Vous avez passé cet été trois semaines à La Réunion…

Fernand Deroussen : « J’étais avec des chercheurs de l’INRA, l’Institut national de recherche pour l’agriculture, l’alimentation et l’environnement, notamment Christophe Thébaud. Ils sont en train de travailler sur le Zostérops, un petit oiseau à lunettes. Comme ils devaient faire des collectes sonores dans différents points, j’en ai profité pour suivre leur cheminement. J’ai aussi tiré profit de leurs connaissances, puisqu’ils y vont tous les ans pour faire ces collectes sonores à caractère scientifique. J’ai pu enregistrer différents milieux naturels, à différentes altitudes. Je n’ai pas eu de chance, le volcan n’était pas très actif. Mais c’était principalement la biodiversité qui m’intéressait, et notamment la belle forêt qui couvre une grande partie de l’île. »

Qu’avez-vous pensé des paysages sonores de l’île ? Est-il encore possible d’y échapper aux traces de l’activité humaine ?

Fernand Deroussen : « Le gros problème, c’est avant tout les hélicoptères qui viennent survoler le volcan. A partir de 9 ou 10 heures du matin, c’est un défilé permanent pour les touristes fortunés. Sinon, j’ai été très très très surpris par les levers du jour. Il n’a que quinze ou vingt espèces chanteuses sur l’île mais il y a une abondance d’individus, ce qui fait qu’il y a des concerts, des chorus, des symphonies du vivant magnifiques au lever du jour. Par contre, il faut se lever tôt, vers 4h30, et ça ne dure pas longtemps (20 minutes grand maximum). Les oiseaux se manifestent, ils sont heureux de sortir de cette longue nuit, c’est formidable. Je pense avoir retranscrit ce chorus de façon correcte, parce que Christophe Thébaud, qui y va souvent, d’autres chercheurs et les responsables du Parc National ont envoyé des mails pour me remercier. »

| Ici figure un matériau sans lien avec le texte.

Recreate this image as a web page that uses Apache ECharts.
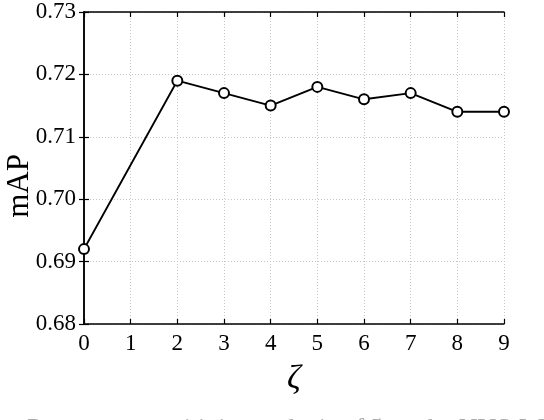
<!DOCTYPE html>
<html><head><meta charset="utf-8">
<script src="https://cdn.jsdelivr.net/npm/echarts@6/dist/echarts.min.js"></script>
<style>html,body{margin:0;padding:0;background:#fff}#c{width:544px;height:420px}</style>
</head><body><div id="c"></div>
<script>
const xValues = [0, 2, 3, 4, 5, 6, 7, 8, 9];
const mapValues = [0.692, 0.719, 0.717, 0.715, 0.718, 0.716, 0.717, 0.714, 0.714];
const xTicks = [0, 1, 2, 3, 4, 5, 6, 7, 8, 9];
const yTicks = [0.68, 0.69, 0.70, 0.71, 0.72, 0.73];
const xName = 'ζ';
const yName = 'mAP';
const caption = 'Parameter sensitivity analysis of ζ on the NUS-WIDE dataset';

const serif = '"Liberation Serif", "DejaVu Serif", serif';
const chart = echarts.init(document.getElementById('c'));
const gridLine = {show: true, lineStyle: {color: '#c8c8c8', type: [1, 2], width: 1}};
chart.setOption({
  animation: false,
  grid: {left: 84, right: 40, top: 12, bottom: 96, containLabel: false, outerBoundsMode: 'none'},
  xAxis: [{
    type: 'value', min: xTicks[0], max: xTicks[xTicks.length - 1], interval: 1,
    position: 'bottom',
    axisLine: {lineStyle: {color: '#000', width: 1.5}},
    axisTick: {inside: true, length: 5, lineStyle: {color: '#000', width: 1.2}},
    axisLabel: {color: '#000', fontFamily: serif, fontSize: 23, margin: 8},
    splitLine: gridLine,
    name: xName, nameLocation: 'middle', nameGap: 38,
    nameTextStyle: {color: '#000', fontFamily: serif, fontSize: 34, fontStyle: 'italic'}
  }, {
    type: 'value', min: xTicks[0], max: xTicks[xTicks.length - 1], interval: 1,
    position: 'top',
    axisLine: {lineStyle: {color: '#000', width: 1.5}},
    axisTick: {inside: true, length: 5, lineStyle: {color: '#000', width: 1.2}},
    axisLabel: {show: false}, splitLine: {show: false}
  }],
  yAxis: [{
    type: 'value', min: yTicks[0], max: yTicks[yTicks.length - 1], interval: 0.01,
    position: 'left',
    axisLine: {lineStyle: {color: '#000', width: 1.5}},
    axisTick: {inside: true, length: 5, lineStyle: {color: '#000', width: 1.2}},
    axisLabel: {color: '#000', fontFamily: serif, fontSize: 23, margin: 8,
      formatter: v => v.toFixed(2)},
    splitLine: gridLine
  }, {
    type: 'value', min: yTicks[0], max: yTicks[yTicks.length - 1], interval: 0.01,
    position: 'right',
    axisLine: {lineStyle: {color: '#000', width: 1.5}},
    axisTick: {inside: true, length: 5, lineStyle: {color: '#000', width: 1.2}},
    axisLabel: {show: false}, splitLine: {show: false}
  }],
  graphic: [{
    type: 'text', x: 20, y: 186, rotation: Math.PI / 2,
    style: {text: yName, font: '31px ' + serif, fill: '#000', align: 'center', verticalAlign: 'middle'}
  }, {
    type: 'text', left: 27, top: 416,
    style: {text: caption, font: '26px ' + serif, fill: '#aaa'}
  }],
  series: [{
    type: 'line',
    data: xValues.map((x, i) => [x, mapValues[i]]),
    symbol: 'circle', symbolSize: 10,
    lineStyle: {color: '#000', width: 2},
    itemStyle: {color: '#fff', borderColor: '#000', borderWidth: 2},
    clip: false
  }]
});
</script></body></html>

Vous assemblez vos enregistrements dans ce que vous appelez des « Carnets sonores », que vous avez récemment choisi de mettre gratuitement à la disposition du public sur votre site. Qu’est-ce qui vous guide quand vous réalisez ces montages ?

Fernand Deroussen : « L’idée du « Carnet sonore de la nature », c’est d’avoir une espèce d’instantané de ce qu’il se passe quand on voyage dans un lieu. Souvent, je ne sais pas trop ce que je vais trouver. En ce moment, je prépare une expédition en Thaïlande. Je vais aller dans trois grands parcs nationaux où je sais qu’il y a des gibbons et tout un tas d’oiseaux. Je sais que je vais y être à peu près protégé de la pollution sonore et de l’activité humaine. Mais, après, c’est la découverte du terrain, qui se fait jour après jour, surtout le matin et le soir (le soir peut être très intéressant pour les amphibiens et les insectes). Je voyage dans les sons de la nature et je veux conserver cet aspect-là dans les Carnets. En moi, il y a l’audionaturaliste, qui va chercher la matière sonore à l’état pur, qui ne la transforme pas en autre chose, et il y a le voyageur, qui aime découvrir de nouveaux paysages. »

Il y a une troisième personne en vous : le compositeur ! Ce qu’on entend dans vos Carnets, c’est un travail de montage…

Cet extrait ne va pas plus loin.